======== Task inputs
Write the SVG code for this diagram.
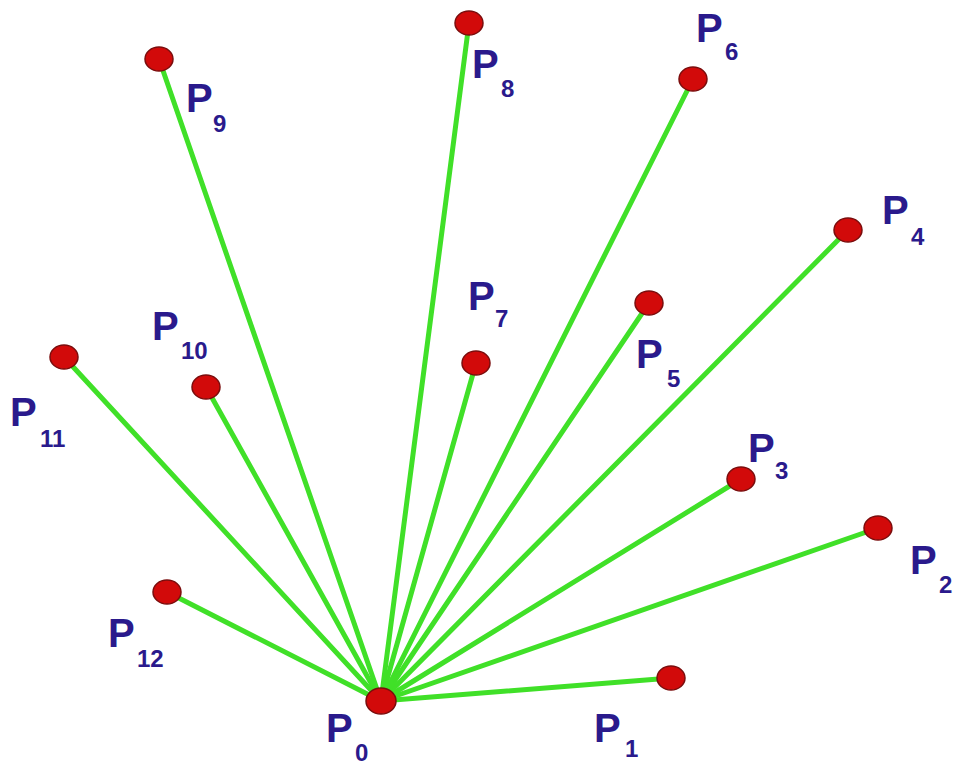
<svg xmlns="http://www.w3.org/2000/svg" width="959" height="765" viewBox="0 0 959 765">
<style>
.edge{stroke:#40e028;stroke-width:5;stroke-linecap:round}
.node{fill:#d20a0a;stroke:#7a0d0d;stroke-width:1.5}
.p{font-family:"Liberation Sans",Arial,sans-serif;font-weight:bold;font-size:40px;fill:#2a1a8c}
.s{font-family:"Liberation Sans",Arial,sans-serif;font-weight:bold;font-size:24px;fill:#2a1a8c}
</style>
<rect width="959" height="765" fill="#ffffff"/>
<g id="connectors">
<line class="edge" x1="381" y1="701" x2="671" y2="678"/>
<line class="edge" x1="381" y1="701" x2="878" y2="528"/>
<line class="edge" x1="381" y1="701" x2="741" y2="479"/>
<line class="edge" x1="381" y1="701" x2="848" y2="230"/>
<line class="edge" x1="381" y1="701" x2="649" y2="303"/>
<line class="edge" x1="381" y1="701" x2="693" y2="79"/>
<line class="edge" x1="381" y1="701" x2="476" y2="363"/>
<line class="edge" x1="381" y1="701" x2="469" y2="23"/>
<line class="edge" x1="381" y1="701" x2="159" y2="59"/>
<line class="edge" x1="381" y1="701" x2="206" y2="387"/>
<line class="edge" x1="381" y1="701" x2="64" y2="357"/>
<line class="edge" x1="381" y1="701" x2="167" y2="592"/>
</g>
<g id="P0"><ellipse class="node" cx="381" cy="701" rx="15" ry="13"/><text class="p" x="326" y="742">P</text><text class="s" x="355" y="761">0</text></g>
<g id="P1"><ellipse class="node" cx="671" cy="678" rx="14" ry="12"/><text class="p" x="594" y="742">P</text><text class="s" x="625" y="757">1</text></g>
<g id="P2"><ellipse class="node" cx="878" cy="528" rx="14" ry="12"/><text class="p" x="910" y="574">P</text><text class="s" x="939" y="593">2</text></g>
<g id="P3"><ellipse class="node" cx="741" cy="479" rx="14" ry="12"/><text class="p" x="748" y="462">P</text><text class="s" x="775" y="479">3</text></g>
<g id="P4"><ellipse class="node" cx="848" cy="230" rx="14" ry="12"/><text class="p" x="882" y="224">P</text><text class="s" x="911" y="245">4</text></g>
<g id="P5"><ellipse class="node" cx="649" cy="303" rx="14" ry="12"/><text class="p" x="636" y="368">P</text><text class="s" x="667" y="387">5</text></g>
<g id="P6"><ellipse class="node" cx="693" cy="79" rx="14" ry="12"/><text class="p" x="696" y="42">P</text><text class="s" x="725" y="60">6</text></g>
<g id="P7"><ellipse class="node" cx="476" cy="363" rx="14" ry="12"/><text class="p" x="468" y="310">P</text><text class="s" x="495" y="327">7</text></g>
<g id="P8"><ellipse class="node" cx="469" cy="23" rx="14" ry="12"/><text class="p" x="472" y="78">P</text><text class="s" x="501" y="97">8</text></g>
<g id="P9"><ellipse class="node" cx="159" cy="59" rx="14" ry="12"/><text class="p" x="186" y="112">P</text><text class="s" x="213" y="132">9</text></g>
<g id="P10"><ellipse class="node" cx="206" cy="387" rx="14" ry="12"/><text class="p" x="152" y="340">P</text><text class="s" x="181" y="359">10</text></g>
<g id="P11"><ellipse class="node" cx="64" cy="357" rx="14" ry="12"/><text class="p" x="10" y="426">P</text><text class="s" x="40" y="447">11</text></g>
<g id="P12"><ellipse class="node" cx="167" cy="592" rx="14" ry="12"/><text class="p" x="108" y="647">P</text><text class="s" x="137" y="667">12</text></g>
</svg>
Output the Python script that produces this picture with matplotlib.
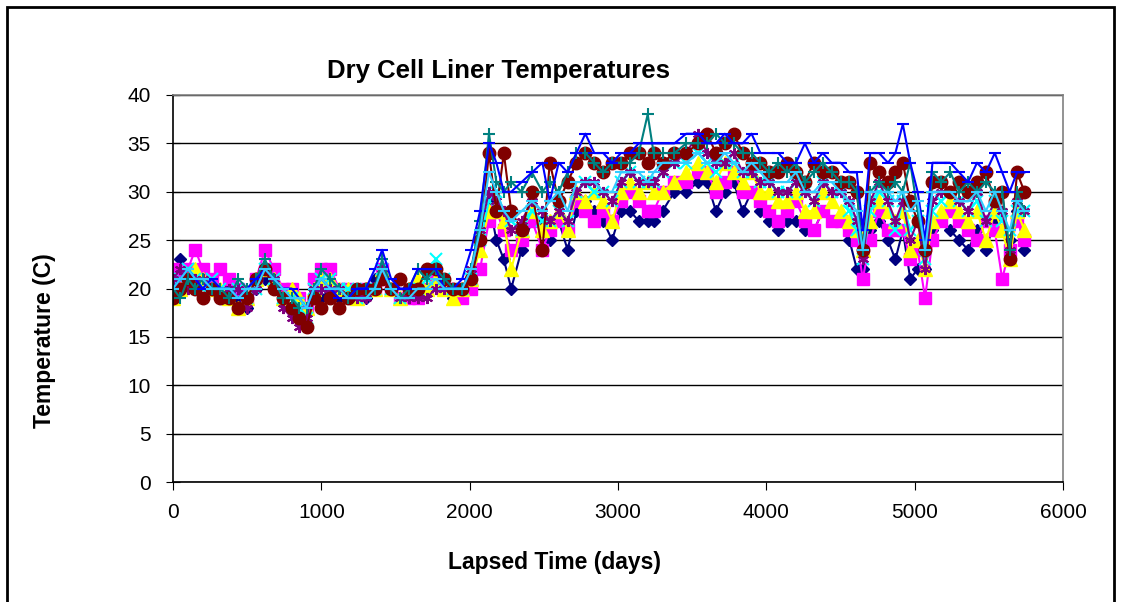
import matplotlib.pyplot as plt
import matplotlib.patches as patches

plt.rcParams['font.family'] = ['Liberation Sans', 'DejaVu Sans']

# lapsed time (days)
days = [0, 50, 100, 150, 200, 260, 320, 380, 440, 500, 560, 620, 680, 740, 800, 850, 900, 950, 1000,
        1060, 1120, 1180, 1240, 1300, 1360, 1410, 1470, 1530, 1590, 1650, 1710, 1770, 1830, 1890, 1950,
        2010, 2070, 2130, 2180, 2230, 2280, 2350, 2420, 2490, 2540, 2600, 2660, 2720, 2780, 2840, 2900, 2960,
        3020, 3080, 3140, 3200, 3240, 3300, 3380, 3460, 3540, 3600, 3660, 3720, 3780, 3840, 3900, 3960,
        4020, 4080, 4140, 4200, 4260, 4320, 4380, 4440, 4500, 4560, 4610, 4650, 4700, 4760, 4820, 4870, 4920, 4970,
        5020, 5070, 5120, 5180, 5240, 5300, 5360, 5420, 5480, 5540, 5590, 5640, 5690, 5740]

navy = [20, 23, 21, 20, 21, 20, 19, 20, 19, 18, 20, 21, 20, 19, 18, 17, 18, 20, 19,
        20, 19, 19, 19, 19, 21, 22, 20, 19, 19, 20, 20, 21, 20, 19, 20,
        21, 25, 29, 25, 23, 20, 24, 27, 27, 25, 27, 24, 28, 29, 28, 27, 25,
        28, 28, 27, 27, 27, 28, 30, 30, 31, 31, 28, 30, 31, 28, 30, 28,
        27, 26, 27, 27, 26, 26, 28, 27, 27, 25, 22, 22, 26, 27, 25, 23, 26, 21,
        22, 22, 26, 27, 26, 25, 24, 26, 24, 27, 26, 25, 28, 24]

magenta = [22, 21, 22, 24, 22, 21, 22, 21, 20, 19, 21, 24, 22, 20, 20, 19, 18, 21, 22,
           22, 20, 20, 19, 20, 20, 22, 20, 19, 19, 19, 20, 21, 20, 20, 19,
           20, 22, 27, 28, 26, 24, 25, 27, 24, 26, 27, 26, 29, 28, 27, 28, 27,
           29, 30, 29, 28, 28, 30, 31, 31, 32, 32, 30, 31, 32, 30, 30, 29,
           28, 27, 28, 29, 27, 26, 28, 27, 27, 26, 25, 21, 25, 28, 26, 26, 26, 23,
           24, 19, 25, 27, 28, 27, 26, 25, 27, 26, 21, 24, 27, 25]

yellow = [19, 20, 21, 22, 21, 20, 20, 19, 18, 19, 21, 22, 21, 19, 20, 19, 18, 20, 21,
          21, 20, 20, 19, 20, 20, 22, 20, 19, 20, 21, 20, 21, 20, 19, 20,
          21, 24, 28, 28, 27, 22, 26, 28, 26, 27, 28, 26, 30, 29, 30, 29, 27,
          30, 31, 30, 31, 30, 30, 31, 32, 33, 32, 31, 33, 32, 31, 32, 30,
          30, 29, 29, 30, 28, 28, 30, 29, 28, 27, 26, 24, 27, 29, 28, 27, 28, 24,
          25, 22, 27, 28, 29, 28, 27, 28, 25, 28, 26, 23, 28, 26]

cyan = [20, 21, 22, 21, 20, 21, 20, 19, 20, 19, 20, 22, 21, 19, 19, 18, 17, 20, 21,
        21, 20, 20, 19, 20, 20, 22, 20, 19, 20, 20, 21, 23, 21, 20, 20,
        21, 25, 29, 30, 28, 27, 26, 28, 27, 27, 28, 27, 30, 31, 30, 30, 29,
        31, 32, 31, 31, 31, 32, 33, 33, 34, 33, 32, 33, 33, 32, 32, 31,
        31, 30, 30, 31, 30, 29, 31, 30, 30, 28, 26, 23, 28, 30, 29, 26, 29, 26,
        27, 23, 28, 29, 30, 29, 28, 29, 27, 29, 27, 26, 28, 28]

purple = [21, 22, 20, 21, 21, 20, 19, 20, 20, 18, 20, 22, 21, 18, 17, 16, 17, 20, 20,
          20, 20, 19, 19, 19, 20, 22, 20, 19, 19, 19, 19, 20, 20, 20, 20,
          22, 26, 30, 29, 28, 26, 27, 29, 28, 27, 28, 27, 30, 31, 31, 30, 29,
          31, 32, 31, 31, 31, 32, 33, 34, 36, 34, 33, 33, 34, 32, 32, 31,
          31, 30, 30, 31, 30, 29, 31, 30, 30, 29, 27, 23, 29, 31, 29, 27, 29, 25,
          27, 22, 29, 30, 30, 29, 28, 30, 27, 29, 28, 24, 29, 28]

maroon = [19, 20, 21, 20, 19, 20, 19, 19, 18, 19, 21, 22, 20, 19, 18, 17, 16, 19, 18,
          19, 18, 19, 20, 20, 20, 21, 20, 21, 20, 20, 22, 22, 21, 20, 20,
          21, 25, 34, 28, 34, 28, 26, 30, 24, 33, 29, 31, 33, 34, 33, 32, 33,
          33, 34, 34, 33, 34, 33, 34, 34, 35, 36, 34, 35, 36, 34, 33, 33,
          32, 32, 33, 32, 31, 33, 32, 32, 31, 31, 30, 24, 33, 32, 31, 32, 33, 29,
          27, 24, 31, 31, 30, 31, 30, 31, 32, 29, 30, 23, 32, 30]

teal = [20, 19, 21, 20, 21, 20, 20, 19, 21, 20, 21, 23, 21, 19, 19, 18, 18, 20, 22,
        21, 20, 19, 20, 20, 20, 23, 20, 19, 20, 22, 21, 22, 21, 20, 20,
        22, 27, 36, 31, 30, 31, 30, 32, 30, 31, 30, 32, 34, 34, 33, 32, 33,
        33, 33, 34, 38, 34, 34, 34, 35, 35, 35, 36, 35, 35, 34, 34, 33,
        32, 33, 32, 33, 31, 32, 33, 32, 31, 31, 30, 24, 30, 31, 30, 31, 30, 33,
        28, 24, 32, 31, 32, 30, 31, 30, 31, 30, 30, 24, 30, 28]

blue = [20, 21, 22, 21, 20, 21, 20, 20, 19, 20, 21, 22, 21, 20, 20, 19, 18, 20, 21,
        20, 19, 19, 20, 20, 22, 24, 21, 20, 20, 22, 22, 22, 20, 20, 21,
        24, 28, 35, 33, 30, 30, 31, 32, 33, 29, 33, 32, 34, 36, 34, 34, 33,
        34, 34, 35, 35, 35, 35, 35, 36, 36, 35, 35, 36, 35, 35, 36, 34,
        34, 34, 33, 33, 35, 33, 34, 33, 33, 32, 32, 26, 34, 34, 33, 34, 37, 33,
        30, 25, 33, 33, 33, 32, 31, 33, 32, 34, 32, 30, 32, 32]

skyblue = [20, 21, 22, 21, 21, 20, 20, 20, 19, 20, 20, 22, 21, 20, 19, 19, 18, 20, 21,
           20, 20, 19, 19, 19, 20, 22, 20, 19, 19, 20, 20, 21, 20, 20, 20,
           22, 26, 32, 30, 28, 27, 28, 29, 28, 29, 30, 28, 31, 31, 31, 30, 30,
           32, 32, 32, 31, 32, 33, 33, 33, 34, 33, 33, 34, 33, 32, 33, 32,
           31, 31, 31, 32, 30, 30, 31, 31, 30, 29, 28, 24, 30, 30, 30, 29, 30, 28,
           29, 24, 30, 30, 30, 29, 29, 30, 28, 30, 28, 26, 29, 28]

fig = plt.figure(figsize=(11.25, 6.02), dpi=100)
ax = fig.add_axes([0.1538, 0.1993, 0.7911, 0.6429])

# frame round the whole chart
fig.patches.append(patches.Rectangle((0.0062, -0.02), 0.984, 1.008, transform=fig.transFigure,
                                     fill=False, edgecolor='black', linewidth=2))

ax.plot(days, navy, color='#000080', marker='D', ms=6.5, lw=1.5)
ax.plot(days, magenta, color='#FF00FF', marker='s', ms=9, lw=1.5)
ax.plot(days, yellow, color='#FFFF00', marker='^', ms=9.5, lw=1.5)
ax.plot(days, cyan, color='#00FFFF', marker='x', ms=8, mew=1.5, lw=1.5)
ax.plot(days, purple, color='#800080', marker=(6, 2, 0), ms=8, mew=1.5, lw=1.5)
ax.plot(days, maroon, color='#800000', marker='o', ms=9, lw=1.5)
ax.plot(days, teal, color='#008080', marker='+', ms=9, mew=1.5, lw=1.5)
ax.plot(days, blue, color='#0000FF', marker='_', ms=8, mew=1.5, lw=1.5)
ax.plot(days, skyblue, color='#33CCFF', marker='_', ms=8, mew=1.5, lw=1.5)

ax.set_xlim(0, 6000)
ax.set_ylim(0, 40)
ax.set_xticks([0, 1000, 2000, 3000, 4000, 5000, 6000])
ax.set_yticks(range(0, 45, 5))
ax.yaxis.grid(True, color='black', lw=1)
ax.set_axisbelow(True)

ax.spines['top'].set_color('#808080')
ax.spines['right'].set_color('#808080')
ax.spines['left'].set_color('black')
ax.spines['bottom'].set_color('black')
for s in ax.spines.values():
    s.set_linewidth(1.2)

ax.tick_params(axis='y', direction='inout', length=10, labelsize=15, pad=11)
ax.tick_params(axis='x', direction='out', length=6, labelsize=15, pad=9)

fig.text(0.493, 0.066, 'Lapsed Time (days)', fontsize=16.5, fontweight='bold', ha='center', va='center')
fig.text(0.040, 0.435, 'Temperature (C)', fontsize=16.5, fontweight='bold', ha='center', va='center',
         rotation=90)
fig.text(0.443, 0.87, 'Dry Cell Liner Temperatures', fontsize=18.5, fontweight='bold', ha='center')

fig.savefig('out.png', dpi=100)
================
Exercise details
Give back only the lines from the one holding "Output the Python" through the one holding "plt.rcParams['font.family'] = ['Liberation", both kept, exactly as written. Omit the images.

Written reply
Output the Python script that produces this picture with matplotlib.
import matplotlib.pyplot as plt
import matplotlib.patches as patches

plt.rcParams['font.family'] = ['Liberation Sans', 'DejaVu Sans']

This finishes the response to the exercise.